Jan Cilliers' 2007 Porsche Cayman S
Joey Seely's 1985 Porsche 911 Carrera

Most tuned cars you see in this magazine follow a simple axiom we've come to regard as "OEM Plus." We didn't invent the term, because we've heard it used before. So the advent of OEM Plus as a concept just seemed happen on its own, sort of like intelligent life or universes. It means subtle, balanced performance upgrades and mild cosmetic modifications. Stuff in the vein of what you'd see in a massaged factory car like something out of BMW's M division or Audi's Quattro GmbH.

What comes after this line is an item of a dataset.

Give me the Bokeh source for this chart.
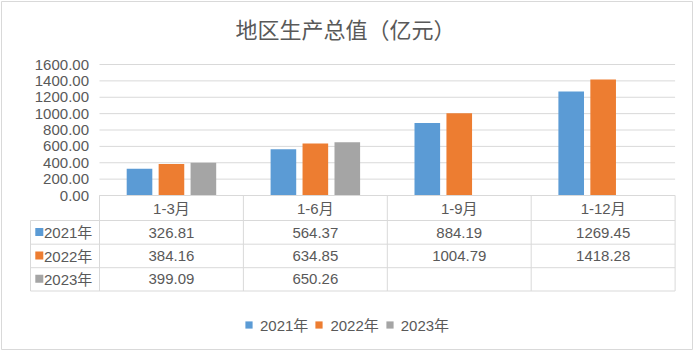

BBI Autosport seems to follow the OEM Plus mantra in its projects. The company was founded about five years ago by Betim Berisha, who had worked previously at Porsche Motorsport. He was then joined in 2007 by Joey Seely, who had worked previously on a pair of Porsche ALMS race teams. So the guys definitely have the credentials. And these two cars out of BBI's Huntington Beach, Calif., shop embody the OEM Plus philosophy as well as any we've seen-one from the old school, one from the new.

'07 Cayman S

A lot of guys really love their cars. We get it. But to what degree do you really love yours?

Some guys love the way the car shines after a fresh coat of wax and a Q-tip wheel pedicure, love it most as it sits there gleaming in the driveway. Some guys love the way 500+ hp tends to blow the doors off slow-moving Buicks. Some guys like to try and impress girls with inventive car-speak (invariably without great success).

In Jan Cilliers' case, he just loves his car. Loves it. You know the kid at Christmas who just tore the wrapping paper off the shiny red firetruck? That's Jan and his Cayman.

According to BBI's Joey Seely, Cilliers came around through a Cayman club forum. His intention was building a car he could take and drive to and at the track, while learning the vehicle and improving his driving skill.

To that end, the Cayman has been set up as a sharpened track-day tool while retaining its overall street drivability. The chassis is now suspended over remote-reservoir JRZ double-adjustable dampers with Hyperco main springs and Swift helpers. The front wheels are dialed in using Tarett Engineering camber plates. The front and rear control arms have been replaced by 997 GT3 RSR units set up specifically for this project, with GT3 and Tarett antiroll bars connected to Tarett drop links front and rear, respectively. In addition, BBI was able to extend the car's wheelbase by and inch and a half in the process of setting up the rear suspension.

The interior half-cage is an especially nice touch, serving both as racetrack insurance and to stiffen the chassis. BBI fabricated this from scratch, taking notes from various Cayman owners and designing the structure with a bolt-in X-brace that can be removed for quick access to the engine compartment.

The brakes remain factory assemblies that have been sharpened by Pagid yellow pads and braided stainless lines. A Brembo big brake conversion from Race Technologies is in the works.

For street or show, Cilliers rolls on 19-inch HRE P40 forged monoblock wheels with Michelin PS2 rubber. Before hitting the track he bolts up Champion Motorsport 18s with more aggressive Toyo R888s.

The engine has likewise been subject to similar OEM upgrades with a sprinkling of proprietary and BBI-recommended upgrades. First off, the induction system was seriously reworked with a cold-air intake and an IPD plenum mated to an 82mm GT3 RS throttle body, which in turn feeds into an intake manifold taken from a 3.8-liter 997 Carrera S. To allow the manifold to fit, the entire engine had to be lowered three-quarters of an inch, requiring custom mounts and bushings to be fabricated for both power unit and transmission. According to BBI's Seely, this was the most challenging aspect of the build, getting the motor to fit beneath its lid without dropping it onto the subframe or stressing the driveshaft at an awkward angle.